Mesmo sendo “candidatos” desde 2020, quando foram derrotados por Maguito Vilela, do MDB, Adriana Accorsi e Vanderlan Cardoso não parecem ser vistos, ao menos no momento, como as alternativas seminais do pleito. Por que será que os candidatos do PT e do PSD não deslancham?
Adriana Accorsi e Vanderlan Cardoso não são candidatos ruins. Pelo contrário, ambos têm qualidades. Portanto, são capazes de gerir a cidade. São políticos experientes, com prestígio junto ao governo federal. Ambos são ligados ao presidente Lula da Silva, do PT.
Diz-se que Adriana Accorsi tem vaga “garantida” no segundo turno. Porque seu eleitorado dificilmente poderá ser “tomado” por outros candidatos — como Vanderlan Cardoso, Sandro Mabel, do União Brasil, e Fred Rodrigues, do PL. Trata-se de um eleitorado de esquerda e, sim, de centro (porque a petista, sendo moderada, não assusta os eleitores que, não sendo de esquerda e de direita, observam-na como uma quase não-petista).
Se ninguém “toma” eleitores de Adriana Accorsi, a petista, com cerca de 26% dos votos válidos, certamente estará mesmo no segundo turno. Mas, como eleição é, de certo modo, uma caixinha de surpresas, não se pode cravar que a postulante do PT já está consolidada para a etapa seguinte. Com três candidatos fortes, é natural que se tenha segundo turno. Mas não dá para garantir quem estará na finalíssima.
Vanderlan deve pôr as barbas de molho
Se é praticamente impossível “tomar” eleitores de Adriana Accorsi, dada a confiança que depositam na petista, Vanderlan Cardoso precisa pôr as barbas de molho.
Se Adriana Accorsi e Vanderlan Cardoso, que estão no jogo há mais tempo, não crescem, há um candidato, Sandro Mabel, que está crescendo. Se o membro do União Brasil tem entre 15% e 18% — considerando a margem de erro das pesquisas —, isto significa que, a rigor, é o único que está crescendo. Ele avança um ponto, digamos assim, e consolida uma posição, aproximando dos líderes.
Se Sandro Mabel está crescendo, e no momento em que os eleitores começam a discutir eleição — e vão discutir muito mais a 15 dias do pleito —, pode-se falar na possibilidade de uma reviravolta? Sim, é possível.
Sandro Mabel tem chance de superar Vanderlan Cardoso e disputar o segundo turno contra Adriana Accorsi.

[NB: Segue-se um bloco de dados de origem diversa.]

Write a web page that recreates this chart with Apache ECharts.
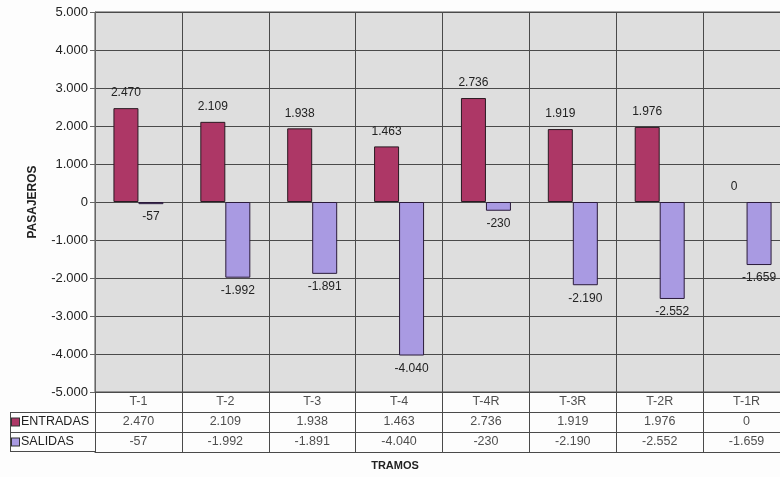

Os eleitores de Goiânia, frise-se, são mais independentes do que eleitores de cidades menores do interior. Há um maciço eleitorado de classe média que, bem próximo ao dia da votação, decide como vai escolher seus candidatos. Altamente esclarecido, tal eleitorado chega às urnas convicto de quais postulantes são mais adequados para dirigir a cidade.
Se os eleitores estão começando a observar os candidatos, e se Sandro Mabel está crescendo, isto sugere que há mesmo a possibilidade de superar Vanderlan Cardoso e aproximar-se de Adriana Accorsi. Trata-se, insistamos, de possibilidade. Não se está falando de certeza.
A favor de Sandro Mabel há uma série de fatores. Primeiro, o fato de ser gestor — e as pesquisas qualitativas indicam, que, depois de Rogério Cruz, os eleitores cobram a presença de um administrador. Segundo, tem o apoio do governador de Goiás, Ronaldo Caiado, o mais bem avaliado da história da capital (aprovação de 86%). Terceiro, terá à sua disposição um verdadeiro exército de candidatos a vereador.
Resta uma pergunta a responder: por que Vanderlan Cardoso, depois de ter sido candidato a governador de Goiás e a prefeito de Goiânia duas vezes, não cresce? Porque, certamente, o crescimento de Sandro Mabel está travando sua ascensão. A expectativa de poder do senador vai passar para o ex-deputado federal? É possível.
Há mais três candidatos a prefeito: o jornalista Matheus Ribeiro, do PSDB, Professor Pantalão, do UP, e o prefeito Rogério Cruz, do Solidariedade. O gestor municipal tem o controle da máquina, mas não aparece bem nas pesquisas de intenção de voto.
(Digamos, agora, que o repórter Antônio Britto tenha procurado a família de Telma, Tancredo, Leonel e Neusa, inquirindo-a sobre política. Das entrevistas, o jornalista descobriu que não são alienados e que entendem do assunto. Só estão tocando suas vidas, falando de Flamengo, Corinthians, carros elétricos, Scholastique Mukasonga, Billy Wilder e Godard. Mas já começam a verificar quais candidatos são mais consistentes. Não são indecisos. Só querem conhecer um pouco mais sobre o que pensam os candidatos e, também, querem vê-los falando. Porque a fala e o corpo, que também fala, dizem muito sobre os políticos, a respeito da sinceridade de cada um.)